The survey was conducted after the Middle East conflict erupted, which put pressure on fuel supplies and cost.
“The research finds that delivery costs across APAC have risen 18.9 percent year-on-year on average. For India, where fuel prices, driver wages, and urban congestion are structural cost drivers, this number is not a surprise. What is a surprise is the nature of the blind spot: operators can see where cost lands (fuel, labour, vehicles, carrier bills) but not where it is actually created,” the report released recently said.
In India, the first-attempt delivery failure rates in dense urban markets can run as high as 20-30 percent which is one of the primary reason for profit drain.
In case of India’s quick commerce sector, 10-minute, 20-minute delivery, has attracted billions in investment and dominated logistics headlines for three years.
However, the survey found predictable delivery time is preferred by most customers (41 percent) over fastest possible delivery (22 percent).
“Customers do not primarily want faster. They want to know when their delivery will arrive and trust that it will arrive then. The implication for India is significant: the capital flowing into speed infrastructure may be partially misdirected.

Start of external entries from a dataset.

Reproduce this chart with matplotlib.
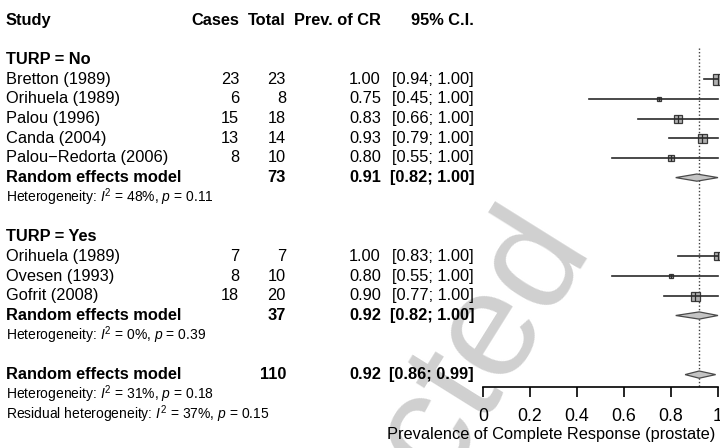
import matplotlib
matplotlib.use('Agg')
import matplotlib.pyplot as plt
import matplotlib.transforms as mtransforms

plt.rcParams['font.family'] = ['Liberation Sans', 'DejaVu Sans']
plt.rcParams['mathtext.fontset'] = 'custom'
plt.rcParams['mathtext.rm'] = 'Liberation Sans'
plt.rcParams['mathtext.it'] = 'Liberation Sans:italic'

# TURP = No
studies_no = ['Bretton (1989)', 'Orihuela (1989)', 'Palou (1996)', 'Canda (2004)', 'Palou\u2212Redorta (2006)']
cases_no = [23, 6, 15, 13, 8]
total_no = [23, 8, 18, 14, 10]
prev_no = [1.00, 0.75, 0.83, 0.93, 0.80]
lo_no = [0.94, 0.45, 0.66, 0.79, 0.55]
hi_no = [1.00, 1.00, 1.00, 1.00, 1.00]

# TURP = Yes
studies_yes = ['Orihuela (1989)', 'Ovesen (1993)', 'Gofrit (2008)']
cases_yes = [7, 8, 18]
total_yes = [7, 10, 20]
prev_yes = [1.00, 0.80, 0.90]
lo_yes = [0.83, 0.55, 0.77]
hi_yes = [1.00, 1.00, 1.00]

# random effects summaries: No, Yes, overall
rem_total = [73, 37, 110]
rem_est = [0.91, 0.92, 0.92]
rem_lo = [0.82, 0.82, 0.86]
rem_hi = [1.00, 1.00, 0.99]
het_i2 = [48, 0, 31]
het_p = [0.11, 0.39, 0.18]
resid_i2 = 37
resid_p = 0.15

xticks = [0, 0.2, 0.4, 0.6, 0.8, 1]
xtick_labels = ['0', '0.2', '0.4', '0.6', '0.8', '1']

# square sizes (pixels)
sq_no = [11, 5, 7.5, 9, 6]
sq_yes = [8, 5, 9]

W, H = 720, 448
ROW0, ROWH = 20, 19.7

fig = plt.figure(figsize=(W / 100, H / 100), dpi=100)
ax = fig.add_axes([483 / W, 0, 235 / W, 1])
ax.patch.set_visible(False)
ax.set_xlim(0, 1)
ax.set_ylim((H - ROW0) / ROWH, -ROW0 / ROWH)

# watermark (only "...cted" shows in the picture)
wm = fig.text(588 / W, 1 - 240 / H, 'Uncorrected', rotation=58, rotation_mode='anchor',
              ha='right', va='baseline', fontsize=108, color='#d0d0d0', zorder=-1)
wm.set_clip_box(mtransforms.TransformedBbox(mtransforms.Bbox([[0, 0], [588 / W, 1]]), fig.transFigure))

tr = mtransforms.blended_transform_factory(fig.transFigure, ax.transData)
FS = 11.8
FS_SMALL = 10

def txt(xpx, row, s, ha='left', bold=False, size=FS):
    fig.text(xpx / W, row, s, transform=tr, ha=ha, va='center', fontsize=size,
             fontweight='bold' if bold else 'normal', color='black')

# column edges
X_STUDY, X_CASES, X_TOTAL, X_PREV, X_CI = 6, 239, 286, 381, 474

txt(X_STUDY, 0, 'Study', bold=True)
txt(X_CASES, 0, 'Cases', ha='right', bold=True)
txt(X_TOTAL, 0, 'Total', ha='right', bold=True)
txt(X_PREV, 0, 'Prev. of CR', ha='right', bold=True)
txt(X_CI, 0, '95% C.I.', ha='right', bold=True)

def study_rows(start, names, cases, totals, prev, lo, hi, sizes):
    for i, name in enumerate(names):
        r = start + i
        txt(X_STUDY, r, name)
        txt(X_CASES, r, str(cases[i]), ha='right')
        txt(X_TOTAL, r, str(totals[i]), ha='right')
        txt(X_PREV, r, f'{prev[i]:.2f}', ha='right')
        txt(X_CI, r, f'[{lo[i]:.2f}; {hi[i]:.2f}]', ha='right')
        ms = sizes[i] * 0.72
        ax.plot(prev[i], r, marker='s', ms=ms, mfc='#b0b0b0', mec='#3a3a3a', mew=0.9,
                clip_on=False, zorder=3)
        ax.plot([lo[i], hi[i]], [r, r], color='#2a2a2a', lw=1.2, clip_on=False, zorder=4)
        ax.plot(prev[i], r, marker='|', ms=ms, mec='#2a2a2a', mew=0.9, clip_on=False, zorder=4)

def rem_row(r, k):
    txt(X_STUDY, r, 'Random effects model', bold=True)
    txt(X_TOTAL, r, str(rem_total[k]), ha='right', bold=True)
    txt(X_PREV, r, f'{rem_est[k]:.2f}', ha='right', bold=True)
    txt(X_CI, r, f'[{rem_lo[k]:.2f}; {rem_hi[k]:.2f}]', ha='right', bold=True)
    h = 3.6 / ROWH
    ax.fill([rem_lo[k], rem_est[k], rem_hi[k], rem_est[k]], [r, r - h, r, r + h],
            facecolor='#c4c4c4', edgecolor='#4a4a4a', lw=0.9, clip_on=False, zorder=3)

def het_row(r, i2, p, label='Heterogeneity'):
    txt(X_STUDY, r, label + r': $\mathit{I}^2$ = ' + f'{i2}%, ' + r'$\mathit{p}$' + f' = {p:.2f}',
        size=FS_SMALL)

txt(X_STUDY, 2, 'TURP = No', bold=True)
study_rows(3, studies_no, cases_no, total_no, prev_no, lo_no, hi_no, sq_no)
rem_row(8, 0)
het_row(9, het_i2[0], het_p[0])

txt(X_STUDY, 11, 'TURP = Yes', bold=True)
study_rows(12, studies_yes, cases_yes, total_yes, prev_yes, lo_yes, hi_yes, sq_yes)
rem_row(15, 1)
het_row(16, het_i2[1], het_p[1])

rem_row(18, 2)
het_row(19, het_i2[2], het_p[2])
het_row(20, resid_i2, resid_p, label='Residual heterogeneity')

# reference line at overall estimate
axis_row = (387 - ROW0) / ROWH
ax.plot([rem_est[2], rem_est[2]], [1.4, axis_row], color='#404040', lw=1, ls=(0, (1, 1.5)), zorder=2)

for s in ['left', 'right', 'top']:
    ax.spines[s].set_visible(False)
ax.spines['bottom'].set_position(('data', axis_row))
ax.spines['bottom'].set_linewidth(1.2)
ax.set_yticks([])
ax.set_xticks(xticks)
ax.set_xticklabels(xtick_labels, fontsize=12.8)
ax.tick_params(axis='x', direction='out', length=7.2, width=1.2, pad=8)

fig.text(551.5 / W, 1 - 434 / H, 'Prevalence of Complete Response (prostate)',
         ha='center', va='center', fontsize=FS)

fig.savefig('out.png', dpi=100)
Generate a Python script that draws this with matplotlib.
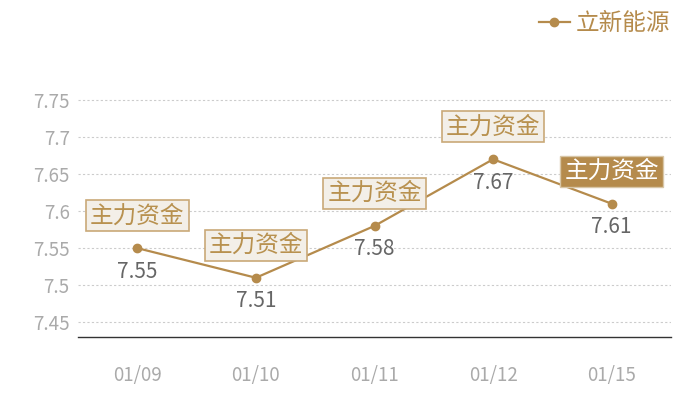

Reliability, not velocity, is the premium product,” the survey said.Majority of operators (delivery service providers) said their customers are willing to pay extra for delivery.
The survey found that more Indian customers are willing to pay extra for the delivery of certain items.
“60 percent customers are willing to pay for convenience in specific contexts, like urgent essentials (example Medicine/ grocery), specific time-window delivery, high-value items, heavy or bulky delivery, or business-critical shipments. 70 percent of businesses in India say customers are willing to pay a premium for certain deliveries,” the report said.
The survey covered over 500 logistics firms, of which 14 percent were from India, FarEye said.